Speaker 2:Blend that in with zero trust. Zero trust is a framework. It's not a product, it's not a solution and it shouldn't be applied everywhere because it's far too expensive in many ways. But where zero trust does need to apply, identity is the very first pillar. Where zero trust does need to apply, identity is the very first pillar, and organizations that want to implement zero trust but want to take a shortcut to I'm just going to use the identity we use for everything else and not worry about it are going to run into problems. So if you're asking for a state of the identity, I think in general, we're doing better. However, I think the potential for fraud and evil doings is growing and we run the risk of falling into that pit rather than keeping ourselves in a pretty good position AI and automation, gen AI, et cetera for good reason.
Speaker 1:But what do those technologies mean for identity management, especially when you think about bots and machine identities and this tsunami that we're facing?
Speaker 2:So there's a number of ways it applies. The first is that organizations can use AI to really streamline how they do their identity management, whether it's provisioning a new account or granting access to a given resource or decommissioning an account. That all takes time and it's done by people who I'm sure are all competent, but for the most part, they follow a script and we're at the point now. Anything you do that is script driven is a really good candidate for automation, so automation should really be a good thing for people dealing with identity. You can also use automation to rotate identities, and that's a concept that I believe in, but not everyone's doing yet.
Speaker 2:To say whether it's authentication methods or identity, I don't want to appear to be the same as I did a few minutes ago. I need a way to reference that, so whoever's authenticating me knows. But by changing you know, I'm kind of a moving target. I don't know if you have a credit card, for instance, and, by the way, which is a form of identity, A lot of online places say give me your credit card and I accept that as your identity, right. I don't know if you have the kind of credit card where you can easily change your credit card number. I do two of them and there's one that I rotate every month. I just say give me a new number and I'm okay with that, because you know, I can't remember the last time that I got a. Hey, your credit card number has been compromised and I feel good about that. Plus, if someone even wanted to try, good, please waste your time, go right ahead. That number doesn't even work anymore.
Speaker 2:So I think the more we can use automation to do the things that we know need to be done routinely, the better off we're going to be, as long as we know it's the right process.
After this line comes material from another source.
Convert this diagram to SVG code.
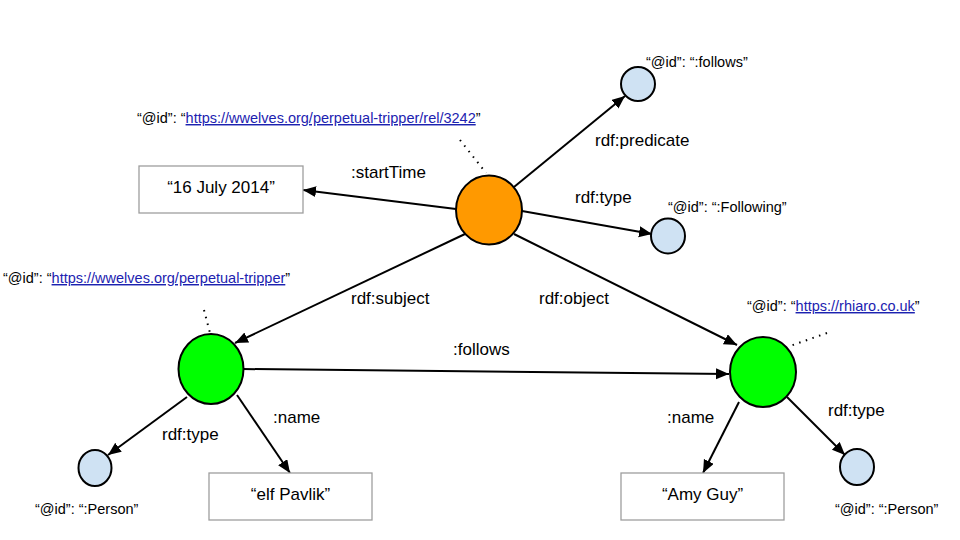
<svg xmlns="http://www.w3.org/2000/svg" width="960" height="540" viewBox="0 0 960 540">
<defs>
<marker id="arr" markerUnits="userSpaceOnUse" markerWidth="14" markerHeight="12" refX="13" refY="5.5" orient="auto">
<path d="M0,0 L13,5.5 L0,11 z" fill="#000"/>
</marker>
<style>
.edge{stroke:#000;stroke-width:2;fill:none;marker-end:url(#arr)}
.dot{stroke:#000;stroke-width:2;fill:none;stroke-dasharray:1.5 5.5}
.lbl{font-family:"Liberation Sans",Arial,sans-serif;font-size:17px;fill:#000}
.sm{font-family:"Liberation Sans",Arial,sans-serif;font-size:14.5px;fill:#000}
.lnk{fill:#1c22b0;text-decoration:underline}
.box{fill:#fff;stroke:#9e9e9e;stroke-width:1.3}
.res{stroke:#000;stroke-width:2}
.cls{fill:#cfe2f3;stroke:#000;stroke-width:2}
</style>
</defs>
<rect width="960" height="540" fill="#fff"/>
<g id="connectors">
<line class="edge" x1="456" y1="209" x2="303" y2="190"/>
<line class="edge" x1="514" y1="187" x2="625" y2="96"/>
<line class="edge" x1="522" y1="211" x2="652" y2="234"/>
<line class="edge" x1="465" y1="234" x2="235" y2="343"/>
<line class="edge" x1="514" y1="234" x2="737" y2="345"/>
<line class="edge" x1="243" y1="369" x2="729" y2="374"/>
<line class="edge" x1="187" y1="397" x2="108" y2="455"/>
<line class="edge" x1="237" y1="395" x2="290" y2="473"/>
<line class="edge" x1="739" y1="402" x2="703" y2="473"/>
<line class="edge" x1="787" y1="397" x2="845" y2="455"/>
<line class="dot" x1="460" y1="140" x2="486" y2="173"/>
<line class="dot" x1="204" y1="310" x2="210" y2="333"/>
<line class="dot" x1="827" y1="333" x2="790" y2="346"/>
<text class="lbl" x="351" y="178">:startTime</text>
<text class="lbl" x="595" y="146">rdf:predicate</text>
<text class="lbl" x="575" y="203">rdf:type</text>
<text class="lbl" x="351" y="304">rdf:subject</text>
<text class="lbl" x="539" y="304">rdf:object</text>
<text class="lbl" x="453" y="355">:follows</text>
<text class="lbl" x="162" y="440">rdf:type</text>
<text class="lbl" x="273" y="423">:name</text>
<text class="lbl" x="667" y="423">:name</text>
<text class="lbl" x="828" y="416">rdf:type</text>
</g>
<g id="rel">
<ellipse class="res" cx="489" cy="210" rx="33" ry="34.5" fill="#ff9900"/>
<text class="sm" x="137" y="123">“@id”: “<tspan class="lnk">https://wwelves.org/perpetual-tripper/rel/3242</tspan>”</text>
</g>
<g id="elf">
<ellipse class="res" cx="211" cy="369" rx="32.5" ry="35" fill="#00ff00"/>
<text class="sm" x="3" y="283">“@id”: “<tspan class="lnk">https://wwelves.org/perpetual-tripper</tspan>”</text>
</g>
<g id="amy">
<ellipse class="res" cx="763" cy="372" rx="33" ry="35" fill="#00ff00"/>
<text class="sm" x="747" y="311">“@id”: “<tspan class="lnk">https://rhiaro.co.uk</tspan>”</text>
</g>
<g id="start-time">
<rect class="box" x="139" y="166" width="164" height="47"/>
<text class="lbl" x="221" y="193" text-anchor="middle">“16 July 2014”</text>
</g>
<g id="elf-name">
<rect class="box" x="209" y="473" width="163" height="47"/>
<text class="lbl" x="290.5" y="500" text-anchor="middle">“elf Pavlik”</text>
</g>
<g id="amy-name">
<rect class="box" x="621" y="473" width="163" height="47"/>
<text class="lbl" x="702.5" y="500" text-anchor="middle">“Amy Guy”</text>
</g>
<g id="follows">
<ellipse class="cls" cx="638" cy="84" rx="17" ry="17"/>
<text class="sm" x="646" y="67">“@id”: “:follows”</text>
</g>
<g id="following">
<ellipse class="cls" cx="668" cy="236" rx="17" ry="17.5"/>
<text class="sm" x="668" y="212">“@id”: “:Following”</text>
</g>
<g id="person-left">
<ellipse class="cls" cx="95" cy="468" rx="16.5" ry="18"/>
<text class="sm" x="35" y="514">“@id”: “:Person”</text>
</g>
<g id="person-right">
<ellipse class="cls" cx="857" cy="467" rx="17" ry="18"/>
<text class="sm" x="835" y="514">“@id”: “:Person”</text>
</g>
</svg>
In addition, we should be able to use AI, and automation AI in particular, to start identifying. When is the person that identifies themselves as Evan not Evan? It looks like Evan, it sounds like him and, because of what you do, there are hundreds, if not thousands, of opportunities for someone to grab your facial features and your voice. All right, so you are in that high risk range. I don't know if you knew that or not, but congratulations.
Speaker 1:Yes, thank me very much. But yes, I see that with bots impersonating me all the time.
Speaker 2:Yeah, and how do you defend?
Speaker 1:against that Difficult these days. Now scale that to an enterprise and I can only imagine so. One challenge is you know there's a flood of security tools out there. You talk to banks. Sometimes they have a hundred vendors plus. Is it unusual? They have 100 vendors plus Isn't unusual. How does the IDSA help companies make sense of what they need versus what's noise, versus what's proven, tested, et cetera.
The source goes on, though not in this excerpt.